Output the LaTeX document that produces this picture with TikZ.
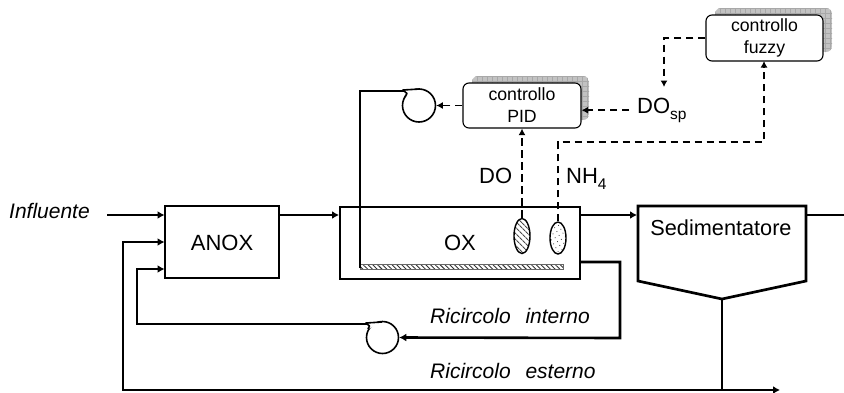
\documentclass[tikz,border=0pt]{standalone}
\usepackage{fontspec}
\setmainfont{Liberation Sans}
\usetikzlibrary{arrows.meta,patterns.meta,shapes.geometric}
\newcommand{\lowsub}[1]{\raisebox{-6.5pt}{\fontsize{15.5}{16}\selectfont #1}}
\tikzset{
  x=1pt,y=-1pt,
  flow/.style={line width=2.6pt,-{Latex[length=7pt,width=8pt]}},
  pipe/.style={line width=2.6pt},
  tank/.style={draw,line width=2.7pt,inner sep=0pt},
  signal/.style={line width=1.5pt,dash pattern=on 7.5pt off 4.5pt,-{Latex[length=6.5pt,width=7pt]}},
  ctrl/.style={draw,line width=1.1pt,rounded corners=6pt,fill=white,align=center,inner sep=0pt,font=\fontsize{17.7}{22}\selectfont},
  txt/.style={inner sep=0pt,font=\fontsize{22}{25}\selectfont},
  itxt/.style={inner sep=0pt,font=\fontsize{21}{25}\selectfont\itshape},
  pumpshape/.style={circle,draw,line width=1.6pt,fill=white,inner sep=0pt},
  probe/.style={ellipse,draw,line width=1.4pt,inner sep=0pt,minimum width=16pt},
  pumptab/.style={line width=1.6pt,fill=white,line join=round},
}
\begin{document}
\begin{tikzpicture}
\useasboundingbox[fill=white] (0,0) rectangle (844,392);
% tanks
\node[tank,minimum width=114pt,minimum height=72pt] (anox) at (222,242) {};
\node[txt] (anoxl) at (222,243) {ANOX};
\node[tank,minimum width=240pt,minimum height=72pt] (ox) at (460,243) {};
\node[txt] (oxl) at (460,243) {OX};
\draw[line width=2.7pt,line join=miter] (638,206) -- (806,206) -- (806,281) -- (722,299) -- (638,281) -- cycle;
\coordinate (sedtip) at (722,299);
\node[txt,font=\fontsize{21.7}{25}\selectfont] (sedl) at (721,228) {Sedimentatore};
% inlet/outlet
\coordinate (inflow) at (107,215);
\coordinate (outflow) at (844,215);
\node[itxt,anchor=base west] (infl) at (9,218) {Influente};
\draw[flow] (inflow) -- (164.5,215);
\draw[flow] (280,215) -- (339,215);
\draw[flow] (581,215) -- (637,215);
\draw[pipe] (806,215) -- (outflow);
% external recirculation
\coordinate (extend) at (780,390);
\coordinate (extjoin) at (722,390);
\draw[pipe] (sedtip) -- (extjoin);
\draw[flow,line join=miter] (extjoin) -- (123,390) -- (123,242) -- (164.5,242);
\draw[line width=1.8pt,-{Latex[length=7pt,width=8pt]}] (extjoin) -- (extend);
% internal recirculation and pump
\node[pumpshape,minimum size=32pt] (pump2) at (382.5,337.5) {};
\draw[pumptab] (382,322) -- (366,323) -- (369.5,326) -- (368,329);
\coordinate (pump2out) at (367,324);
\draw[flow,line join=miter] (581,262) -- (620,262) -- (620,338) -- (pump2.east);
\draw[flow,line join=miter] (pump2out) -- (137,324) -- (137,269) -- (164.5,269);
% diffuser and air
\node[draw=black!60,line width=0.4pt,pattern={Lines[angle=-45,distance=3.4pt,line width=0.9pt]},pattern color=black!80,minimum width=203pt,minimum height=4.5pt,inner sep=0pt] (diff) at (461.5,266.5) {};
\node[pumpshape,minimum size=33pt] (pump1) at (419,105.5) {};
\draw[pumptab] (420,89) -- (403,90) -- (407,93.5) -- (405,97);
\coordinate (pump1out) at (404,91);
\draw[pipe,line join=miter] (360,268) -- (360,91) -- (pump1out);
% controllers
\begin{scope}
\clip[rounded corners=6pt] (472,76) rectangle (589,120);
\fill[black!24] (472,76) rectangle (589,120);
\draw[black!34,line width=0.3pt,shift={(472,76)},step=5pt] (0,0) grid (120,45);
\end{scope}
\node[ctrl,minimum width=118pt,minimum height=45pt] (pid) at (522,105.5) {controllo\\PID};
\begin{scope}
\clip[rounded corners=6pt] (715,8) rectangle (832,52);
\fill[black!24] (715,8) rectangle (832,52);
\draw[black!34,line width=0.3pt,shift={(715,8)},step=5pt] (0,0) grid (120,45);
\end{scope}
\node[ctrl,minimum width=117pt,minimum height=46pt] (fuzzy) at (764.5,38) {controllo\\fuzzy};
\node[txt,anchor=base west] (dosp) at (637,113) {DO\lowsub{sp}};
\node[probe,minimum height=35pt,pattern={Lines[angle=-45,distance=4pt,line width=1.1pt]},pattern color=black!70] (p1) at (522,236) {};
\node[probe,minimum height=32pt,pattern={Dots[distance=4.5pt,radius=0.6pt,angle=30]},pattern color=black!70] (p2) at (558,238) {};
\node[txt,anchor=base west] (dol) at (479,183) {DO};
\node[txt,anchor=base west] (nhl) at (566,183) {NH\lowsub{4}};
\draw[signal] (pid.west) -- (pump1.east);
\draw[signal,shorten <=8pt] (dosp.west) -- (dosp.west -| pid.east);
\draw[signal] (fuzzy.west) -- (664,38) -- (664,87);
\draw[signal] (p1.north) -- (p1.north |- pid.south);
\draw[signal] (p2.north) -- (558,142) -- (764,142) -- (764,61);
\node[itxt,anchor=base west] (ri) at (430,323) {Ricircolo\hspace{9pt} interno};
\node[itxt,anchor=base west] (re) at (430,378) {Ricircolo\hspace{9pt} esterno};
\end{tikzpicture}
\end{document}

## Instruction
Your task is to repeat the material above exactly, without its pictures.

## Output for this task
Output the LaTeX document that produces this picture with TikZ.
\documentclass[tikz,border=0pt]{standalone}
\usepackage{fontspec}
\setmainfont{Liberation Sans}
\usetikzlibrary{arrows.meta,patterns.meta,shapes.geometric}
\newcommand{\lowsub}[1]{\raisebox{-6.5pt}{\fontsize{15.5}{16}\selectfont #1}}
\tikzset{
  x=1pt,y=-1pt,
  flow/.style={line width=2.6pt,-{Latex[length=7pt,width=8pt]}},
  pipe/.style={line width=2.6pt},
  tank/.style={draw,line width=2.7pt,inner sep=0pt},
  signal/.style={line width=1.5pt,dash pattern=on 7.5pt off 4.5pt,-{Latex[length=6.5pt,width=7pt]}},
  ctrl/.style={draw,line width=1.1pt,rounded corners=6pt,fill=white,align=center,inner sep=0pt,font=\fontsize{17.7}{22}\selectfont},
  txt/.style={inner sep=0pt,font=\fontsize{22}{25}\selectfont},
  itxt/.style={inner sep=0pt,font=\fontsize{21}{25}\selectfont\itshape},
  pumpshape/.style={circle,draw,line width=1.6pt,fill=white,inner sep=0pt},
  probe/.style={ellipse,draw,line width=1.4pt,inner sep=0pt,minimum width=16pt},
  pumptab/.style={line width=1.6pt,fill=white,line join=round},
}
\begin{document}
\begin{tikzpicture}
\useasboundingbox[fill=white] (0,0) rectangle (844,392);
% tanks
\node[tank,minimum width=114pt,minimum height=72pt] (anox) at (222,242) {};
\node[txt] (anoxl) at (222,243) {ANOX};
\node[tank,minimum width=240pt,minimum height=72pt] (ox) at (460,243) {};
\node[txt] (oxl) at (460,243) {OX};
\draw[line width=2.7pt,line join=miter] (638,206) -- (806,206) -- (806,281) -- (722,299) -- (638,281) -- cycle;
\coordinate (sedtip) at (722,299);
\node[txt,font=\fontsize{21.7}{25}\selectfont] (sedl) at (721,228) {Sedimentatore};
% inlet/outlet
\coordinate (inflow) at (107,215);
\coordinate (outflow) at (844,215);
\node[itxt,anchor=base west] (infl) at (9,218) {Influente};
\draw[flow] (inflow) -- (164.5,215);
\draw[flow] (280,215) -- (339,215);
\draw[flow] (581,215) -- (637,215);
\draw[pipe] (806,215) -- (outflow);
% external recirculation
\coordinate (extend) at (780,390);
\coordinate (extjoin) at (722,390);
\draw[pipe] (sedtip) -- (extjoin);
\draw[flow,line join=miter] (extjoin) -- (123,390) -- (123,242) -- (164.5,242);
\draw[line width=1.8pt,-{Latex[length=7pt,width=8pt]}] (extjoin) -- (extend);
% internal recirculation and pump
\node[pumpshape,minimum size=32pt] (pump2) at (382.5,337.5) {};
\draw[pumptab] (382,322) -- (366,323) -- (369.5,326) -- (368,329);
\coordinate (pump2out) at (367,324);
\draw[flow,line join=miter] (581,262) -- (620,262) -- (620,338) -- (pump2.east);
\draw[flow,line join=miter] (pump2out) -- (137,324) -- (137,269) -- (164.5,269);
% diffuser and air
\node[draw=black!60,line width=0.4pt,pattern={Lines[angle=-45,distance=3.4pt,line width=0.9pt]},pattern color=black!80,minimum width=203pt,minimum height=4.5pt,inner sep=0pt] (diff) at (461.5,266.5) {};
\node[pumpshape,minimum size=33pt] (pump1) at (419,105.5) {};
\draw[pumptab] (420,89) -- (403,90) -- (407,93.5) -- (405,97);
\coordinate (pump1out) at (404,91);
\draw[pipe,line join=miter] (360,268) -- (360,91) -- (pump1out);
% controllers
\begin{scope}
\clip[rounded corners=6pt] (472,76) rectangle (589,120);
\fill[black!24] (472,76) rectangle (589,120);
\draw[black!34,line width=0.3pt,shift={(472,76)},step=5pt] (0,0) grid (120,45);
\end{scope}
\node[ctrl,minimum width=118pt,minimum height=45pt] (pid) at (522,105.5) {controllo\\PID};
\begin{scope}
\clip[rounded corners=6pt] (715,8) rectangle (832,52);
\fill[black!24] (715,8) rectangle (832,52);
\draw[black!34,line width=0.3pt,shift={(715,8)},step=5pt] (0,0) grid (120,45);
\end{scope}
\node[ctrl,minimum width=117pt,minimum height=46pt] (fuzzy) at (764.5,38) {controllo\\fuzzy};
\node[txt,anchor=base west] (dosp) at (637,113) {DO\lowsub{sp}};
\node[probe,minimum height=35pt,pattern={Lines[angle=-45,distance=4pt,line width=1.1pt]},pattern color=black!70] (p1) at (522,236) {};
\node[probe,minimum height=32pt,pattern={Dots[distance=4.5pt,radius=0.6pt,angle=30]},pattern color=black!70] (p2) at (558,238) {};
\node[txt,anchor=base west] (dol) at (479,183) {DO};
\node[txt,anchor=base west] (nhl) at (566,183) {NH\lowsub{4}};
\draw[signal] (pid.west) -- (pump1.east);
\draw[signal,shorten <=8pt] (dosp.west) -- (dosp.west -| pid.east);
\draw[signal] (fuzzy.west) -- (664,38) -- (664,87);
\draw[signal] (p1.north) -- (p1.north |- pid.south);
\draw[signal] (p2.north) -- (558,142) -- (764,142) -- (764,61);
\node[itxt,anchor=base west] (ri) at (430,323) {Ricircolo\hspace{9pt} interno};
\node[itxt,anchor=base west] (re) at (430,378) {Ricircolo\hspace{9pt} esterno};
\end{tikzpicture}
\end{document}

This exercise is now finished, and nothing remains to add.